Naturally as the issues are identified, the project team would prioritize and repair them. By structuring the testing within a more functional context, the project manager can achieve a production simulation that more closely represents what would happen during the "stabilization" period.
Can we also test the beginning of the business process first? For example, lead generation and processing begins with the generation or loading of leads before proceeding to lead assignment, then working the leads and creating opportunities, etc. If we flush out the lead generation functionality first as each subsequent sub process like lead assignment is developed we will naturally test the lead generation then lead assignment. The software will dictate we add leads before we assign them so the initial sub processes are continually regression tested as each sub process in the entire business process is added. Combine this will using production data and we are now continually regression testing previous builds, verifying edge cases by using production data, and minimizing the defect detection risks inherent in formal testing.
This leads us to the last two concepts which stem from how can we improve the initial set of test cases.
Business process flows that lead to use cases
The key to better test cases in my experience is getting two sets of people involved at the outset of the project.
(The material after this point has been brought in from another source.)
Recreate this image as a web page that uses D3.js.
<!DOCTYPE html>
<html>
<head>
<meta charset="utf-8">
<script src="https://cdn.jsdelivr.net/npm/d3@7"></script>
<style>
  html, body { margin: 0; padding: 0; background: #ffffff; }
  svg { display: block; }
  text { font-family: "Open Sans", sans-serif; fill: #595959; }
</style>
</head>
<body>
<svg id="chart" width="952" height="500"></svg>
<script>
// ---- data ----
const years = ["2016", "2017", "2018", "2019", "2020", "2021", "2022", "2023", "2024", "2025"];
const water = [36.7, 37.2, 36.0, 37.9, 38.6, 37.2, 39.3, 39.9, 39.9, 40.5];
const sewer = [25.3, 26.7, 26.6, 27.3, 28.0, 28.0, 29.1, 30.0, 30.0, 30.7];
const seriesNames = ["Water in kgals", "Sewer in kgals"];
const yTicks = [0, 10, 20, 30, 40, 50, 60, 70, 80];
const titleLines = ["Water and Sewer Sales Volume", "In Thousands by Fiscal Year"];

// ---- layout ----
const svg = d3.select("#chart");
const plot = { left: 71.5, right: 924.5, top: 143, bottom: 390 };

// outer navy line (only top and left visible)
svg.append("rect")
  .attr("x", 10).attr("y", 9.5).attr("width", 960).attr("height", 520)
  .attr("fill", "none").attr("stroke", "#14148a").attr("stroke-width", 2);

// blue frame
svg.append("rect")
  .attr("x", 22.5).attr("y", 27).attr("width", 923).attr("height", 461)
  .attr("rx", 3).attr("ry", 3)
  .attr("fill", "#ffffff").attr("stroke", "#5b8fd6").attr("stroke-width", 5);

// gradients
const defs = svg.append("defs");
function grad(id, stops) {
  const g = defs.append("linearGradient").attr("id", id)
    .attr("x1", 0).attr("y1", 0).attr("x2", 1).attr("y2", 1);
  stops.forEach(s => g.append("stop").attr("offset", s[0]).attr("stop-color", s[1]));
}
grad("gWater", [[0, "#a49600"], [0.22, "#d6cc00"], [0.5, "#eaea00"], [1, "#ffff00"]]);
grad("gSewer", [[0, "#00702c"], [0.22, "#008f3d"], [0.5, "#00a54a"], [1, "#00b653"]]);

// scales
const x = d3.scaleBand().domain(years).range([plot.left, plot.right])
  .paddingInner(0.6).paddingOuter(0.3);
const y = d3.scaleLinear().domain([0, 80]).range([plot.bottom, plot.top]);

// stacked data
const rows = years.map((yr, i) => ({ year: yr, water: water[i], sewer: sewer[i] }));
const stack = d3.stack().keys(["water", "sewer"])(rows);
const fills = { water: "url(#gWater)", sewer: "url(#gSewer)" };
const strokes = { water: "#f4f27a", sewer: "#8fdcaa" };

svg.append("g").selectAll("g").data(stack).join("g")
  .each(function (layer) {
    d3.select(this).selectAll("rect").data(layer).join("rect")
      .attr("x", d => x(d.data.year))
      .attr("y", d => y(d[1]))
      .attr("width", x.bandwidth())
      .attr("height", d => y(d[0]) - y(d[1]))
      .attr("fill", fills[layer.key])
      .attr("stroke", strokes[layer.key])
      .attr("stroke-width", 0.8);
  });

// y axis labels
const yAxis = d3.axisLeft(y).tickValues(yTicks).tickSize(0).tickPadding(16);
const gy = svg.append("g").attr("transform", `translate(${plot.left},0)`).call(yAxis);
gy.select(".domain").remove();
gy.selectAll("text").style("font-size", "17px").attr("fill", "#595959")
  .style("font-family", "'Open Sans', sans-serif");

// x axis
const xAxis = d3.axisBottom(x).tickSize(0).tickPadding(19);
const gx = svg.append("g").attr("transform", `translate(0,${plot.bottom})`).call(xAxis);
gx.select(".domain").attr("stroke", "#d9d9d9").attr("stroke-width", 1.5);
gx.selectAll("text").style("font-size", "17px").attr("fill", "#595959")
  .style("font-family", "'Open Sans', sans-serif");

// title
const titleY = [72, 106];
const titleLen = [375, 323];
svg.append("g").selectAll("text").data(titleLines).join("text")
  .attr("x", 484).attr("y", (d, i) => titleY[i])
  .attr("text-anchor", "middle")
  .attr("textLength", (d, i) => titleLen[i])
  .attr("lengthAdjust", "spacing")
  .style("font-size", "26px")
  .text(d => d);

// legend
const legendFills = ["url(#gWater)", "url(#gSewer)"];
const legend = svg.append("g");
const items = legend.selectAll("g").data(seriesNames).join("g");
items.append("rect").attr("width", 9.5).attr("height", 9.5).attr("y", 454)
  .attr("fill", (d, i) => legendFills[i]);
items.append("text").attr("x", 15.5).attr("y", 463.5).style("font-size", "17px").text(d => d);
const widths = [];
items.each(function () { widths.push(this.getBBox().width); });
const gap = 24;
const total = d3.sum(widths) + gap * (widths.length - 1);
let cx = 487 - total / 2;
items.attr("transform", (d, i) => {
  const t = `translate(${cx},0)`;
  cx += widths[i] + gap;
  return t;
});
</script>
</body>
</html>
The first is actual users of the system. Typically, our project teams will ask the business users for their requirements or use cases and anticipate the resulting list of items will be complete and accurate. In my experience, this is a difficult question for a business user to answer because it is not within a context the business user typically works and thinks.
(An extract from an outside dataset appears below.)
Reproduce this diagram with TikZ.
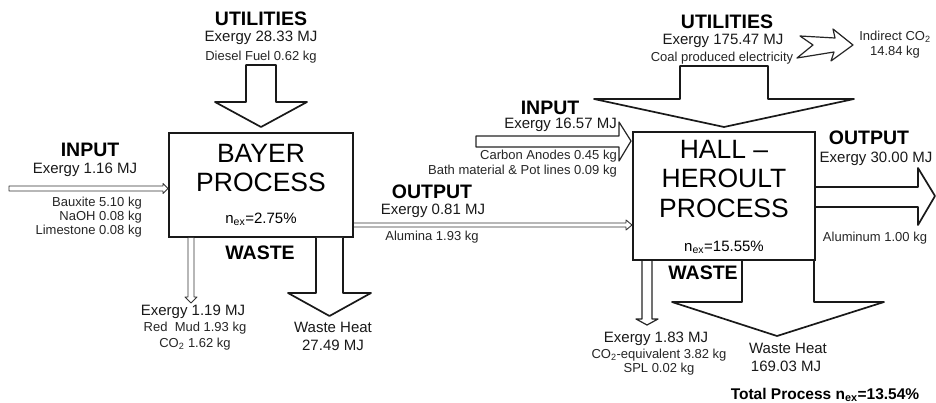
\documentclass[tikz,border=0pt]{standalone}
\usepackage{fontspec}
\setmainfont{Liberation Sans}
\usetikzlibrary{calc}

\begin{document}
\begin{tikzpicture}[
    x=1pt, y=-1pt,
    procbox/.style={draw=black!90, line width=2pt, fill=white},
    proctext/.style={font=\fontsize{26.5}{29.5}\selectfont, align=center, inner sep=0pt},
    eff/.style={font=\fontsize{15}{18}\selectfont, inner sep=0pt},
    head/.style={font=\fontsize{19.5}{22}\selectfont\bfseries, inner sep=0pt},
    exer/.style={font=\fontsize{15}{18}\selectfont, inner sep=0pt, text=black!90},
    note/.style={font=\fontsize{13}{14}\selectfont, inner sep=0pt, text=black!85},
    fatflow/.style={draw=black!90, line width=1.7pt, line join=round, fill=white},
    thinflow/.style={draw=black!80, line width=0.9pt, line join=round, fill=white},
    medflow/.style={draw=black!85, line width=1.2pt, line join=round, fill=white}
]

% page
\path[use as bounding box, fill=white] (0,0) rectangle (936,403);

% ===== PROCESS BOXES =====
\node[procbox, minimum width=184pt, minimum height=104pt] (bayer) at (261,185) {};
\node[procbox, minimum width=182pt, minimum height=128pt] (hall) at (724,196) {};

% ===== BAYER FLOWS =====
% Utilities down into Bayer
\draw[fatflow] ($(bayer.north)+(-15,-67)$) -- ++(30,0) -- ++(0,37) -- ++(31,0)
    -- ($(bayer.north)+(0,-5)$) -- ++(-46,-25) -- ++(31,0) -- cycle;

% Input from the left
\coordinate (inBtip) at ($(bayer.west)+(0,3.5)$);
\draw[thinflow] (inBtip) -- ++(-5,-5) -- ++(0,2.5) -- ++(-154,0) -- ++(0,5)
    -- ++(154,0) -- ++(0,2.5) -- cycle;

% Red mud waste
\coordinate (wasteBtop) at ($(bayer.south west)+(23,0)$);
\draw[thinflow] ($(wasteBtop)+(-3,0)$) -- ++(0,59) -- ++(-3,0)
    -- ($(wasteBtop)+(0,65)$) -- ++(6,-6) -- ++(-3,0) -- ++(0,-59);

% Waste heat
\draw[fatflow] ($(bayer.south east)+(-38,0)$) -- ++(0,55) -- ++(-28,0)
    -- ($(bayer.south east)+(-24.5,78)$) -- ++(41.5,-23) -- ++(-28,0) -- ++(0,-55);

% Alumina from Bayer to Hall-Heroult
\coordinate (aluOut) at ($(bayer.south east)+(0,-13)$);
\coordinate (aluIn) at ($(hall.south west)+(0,-36)$);
\draw[thinflow] ($(aluOut)+(0,-2)$) -- ($(aluIn)+(-6,-2)$) -- ++(0,-3) -- (aluIn)
    -- ++(-6,5) -- ++(0,-3) -- ($(aluOut)+(0,2)$);

% ===== HALL-HEROULT FLOWS =====
% Utilities down into Hall-Heroult
\draw[fatflow] ($(hall.north)+(-44,-65)$) -- ++(88,0) -- ++(0,33) -- ++(86,0)
    -- ($(hall.north)+(0,-4)$) -- ++(-130,-28) -- ++(86,0) -- cycle;

% Indirect CO2 from electricity
\coordinate (co2tip) at (853,45);
\draw[medflow] (co2tip) -- ++(-22,16) -- ++(3,-9) -- ++(-37,6) -- ++(16,-13)
    -- ++(-13,-9) -- ++(35,2) -- ++(-2,-9) -- cycle;

% Anodes input
\coordinate (inHtip) at ($(hall.north west)+(-1,10)$);
\draw[medflow] (inHtip) -- ++(-12,-19) -- ++(0,14) -- ++(-143,0) -- ++(0,11)
    -- ++(143,0) -- ++(0,14) -- cycle;

% Aluminum output
\draw[fatflow] ($(hall.east)+(0,-9)$) -- ++(102,0) -- ++(0,-19)
    -- ($(hall.east)+(119,0)$) -- ++(-17,29) -- ++(0,-18) -- ++(-102,0);

% Emissions waste
\draw[medflow] ($(hall.south west)+(10,0)$) -- ++(0,58) -- ++(-6,0)
    -- ($(hall.south west)+(15,64)$) -- ++(11,-6) -- ++(-6,0) -- ++(0,-58);

% Waste heat
\draw[fatflow] ($(hall.south east)+(-74,0)$) -- ++(0,41) -- ++(-70,0)
    -- ($(hall.south east)+(-39,75)$) -- ++(107,-34) -- ++(-70,0) -- ++(0,-41);

% ===== BAYER LABELS =====
\node[proctext] (bayerName) at (261,168) {BAYER\\PROCESS};
\node[eff] (bayerEff) at (261,219) {n\textsubscript{ex}=2.75\%};

\node[head] (utilB) at (261,19) {UTILITIES};
\node[exer] (utilBex) at (261,38) {Exergy 28.33 MJ};
\node[note] (utilBfuel) at (261,57) {Diesel Fuel 0.62 kg};

\node[head] (inB) at (90,150) {INPUT};
\node[exer] (inBex) at (85,170) {Exergy 1.16 MJ};
\node[note, align=right, anchor=east] (inBmat) at (142,217) {Bauxite 5.10 kg\\NaOH 0.08 kg\\Limestone 0.08 kg};

\node[head] (wasteB) at (260,253) {WASTE};
\node[exer] (wasteBex) at (193,312) {Exergy 1.19 MJ};
\node[note] (wasteBmud) at (195,328) {Red\ \ Mud 1.93 kg};
\node[note] (wasteBco) at (195,344) {CO\textsubscript{2} 1.62 kg};
\node[exer] (heatB) at (333,327) {Waste Heat};
\node[exer] (heatBval) at (333,345) {27.49 MJ};

\node[head] (outB) at (432,192) {OUTPUT};
\node[exer] (outBex) at (433,211) {Exergy 0.81 MJ};
\node[note] (outBalu) at (432,237) {Alumina 1.93 kg};

% ===== HALL-HEROULT LABELS =====
\node[proctext] (hallName) at (724,179) {HALL –\\HEROULT\\PROCESS};
\node[eff] (hallEff) at (724,247) {n\textsubscript{ex}=15.55\%};

\node[head] (utilH) at (727,22) {UTILITIES};
\node[exer] (utilHex) at (723,41) {Exergy 175.47 MJ};
\node[note] (utilHcoal) at (722,58) {Coal produced electricity};
\node[note] (co2H) at (895,37) {Indirect CO\textsubscript{2}};
\node[note] (co2Hval) at (895,52) {14.84 kg};

\node[head] (inH) at (550,108) {INPUT};
\node[exer, anchor=east] (inHex) at (617,125) {Exergy 16.57 MJ};
\node[note, anchor=east] (inHanode) at (617,156) {Carbon Anodes 0.45 kg};
\node[note, anchor=east] (inHbath) at (617,171) {Bath material \& Pot lines 0.09 kg};

\node[head] (outH) at (869,138) {OUTPUT};
\node[exer] (outHex) at (876,159) {Exergy 30.00 MJ};
\node[note] (outHalu) at (875,238) {Aluminum 1.00 kg};

\node[head] (wasteH) at (703,273) {WASTE};
\node[exer] (wasteHex) at (656,339) {Exergy 1.83 MJ};
\node[note] (wasteHco) at (659,355) {CO\textsubscript{2}-equivalent 3.82 kg};
\node[note] (wasteHspl) at (659,369) {SPL 0.02 kg};
\node[exer] (heatH) at (788,348) {Waste Heat};
\node[exer] (heatHval) at (786,366) {169.03 MJ};

% ===== OVERALL =====
\node[font=\fontsize{15.5}{18}\selectfont\bfseries, inner sep=0pt] (total) at (825,395) {Total Process n\textsubscript{ex}=13.54\%};

\end{tikzpicture}
\end{document}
If we ask the question in the context of the business user, we can anticipate a better and more complete response. I like the use of business process flows as a predecessor to use and test cases. We ask the business user what activities do they perform on a typical day. Yesterday can be a great start or what did you do last week. It starts with the day to day activities and moves into the more unusual cases that we would call edge cases. Document the activities within a business process flow as this both defines a good mechanism to extract use cases but also provides a mechanism for defining alternate flows and negative cases.
When we reach a decision point, there must be a yes and no patch. Remembering to come back to the less traveled path may be difficult but stands out in a process flow. It also spurs us to ask the question "what if that does not occur." The business process flows enable our project teams to be more systematic in our investigation and documentation of the requirements. By being systematic, we can collect a higher percentage of the actual cases that will be observed in production.
Testers involved in defining edge and negative cases
As a supplement to this process and if a dedicated test team is available, these individuals should be involved from the beginning of the process. Testers by nature tend to be detailed people who are adept at finding both the edge and negative cases. Dedicated test teams also tend to have good relationships with the business users so they will feed off each other as they collectively think through how the business operates. Both of these dynamics are positive for the project manager as the end result is a more complete and detailed set of use cases or requirements from which the plan is planned.
If we follow stricter and more structured quality assurance and testing techniques, the length of stabilization periods become far less than previously experienced and may even become negligible. Thinking through the reasons for stabilization periods and structuring our project plans to minimize these risks enables project managers to have smoother running projects and minimize or eliminate the need for stabilization periods.